MLB teams like the Boston Red Sox, New York’s Mets and Yankees, as well as the Cleveland Indians, are using a new video system to improve batting averages. The ProBatter Sports system combines taped video images of current pitchers with standard pitching machine technology to provide players, managers and coaches with an extra edge.

The Indians purchased the company’s ProBatter pitching simulator five years ago and since then has finished first seven times and second twice in the American League Central division. The Indians won their division this year, beat the Yankees in the first round of the ALCS playoffs and then lost to the eventual 2007 World Series Champion Red Sox in the American League championship series. The club has installed a permanent system at its Jacobs Field home stadium last season and purchased another dedicated unit for its AA team in Akron, OH, earlier this year. The team’s AAA affiliate in Buffalo uses a portable ProBatter system.

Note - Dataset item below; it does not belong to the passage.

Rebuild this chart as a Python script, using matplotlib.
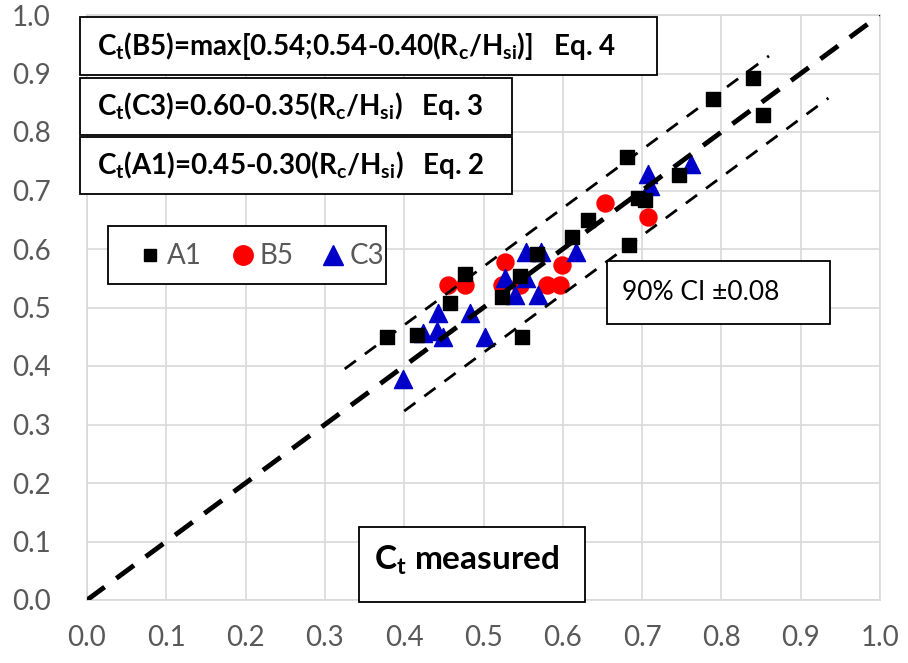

ProBatter simulators, such as its new PX2, employ technology to replicate the experience of facing a live pitcher. The simulator projects a DVD-quality image of a real pitcher onto an 8ft by 10ft screen. The hitter watches as the pitcher winds up (or throws from a stretch) — at the moment of release, an actual ball is fired through a small hole in the screen, delivering virtually any pitch a person can.

Hitters can be challenged by a variety of pitches at speeds of up to 100mph in variable increments of 2mph. The pitches can also be delivered with pinpoint accuracy and thrown to preselected locations inside and outside the strike zone.

Known as one of the most technologically advanced teams in MLB, the Indians in recent years have employed an ocular eye trainer and a video recording/cataloging system designed to capture every hitter’s at-bat. In June, the team became the first in the majors to go solar.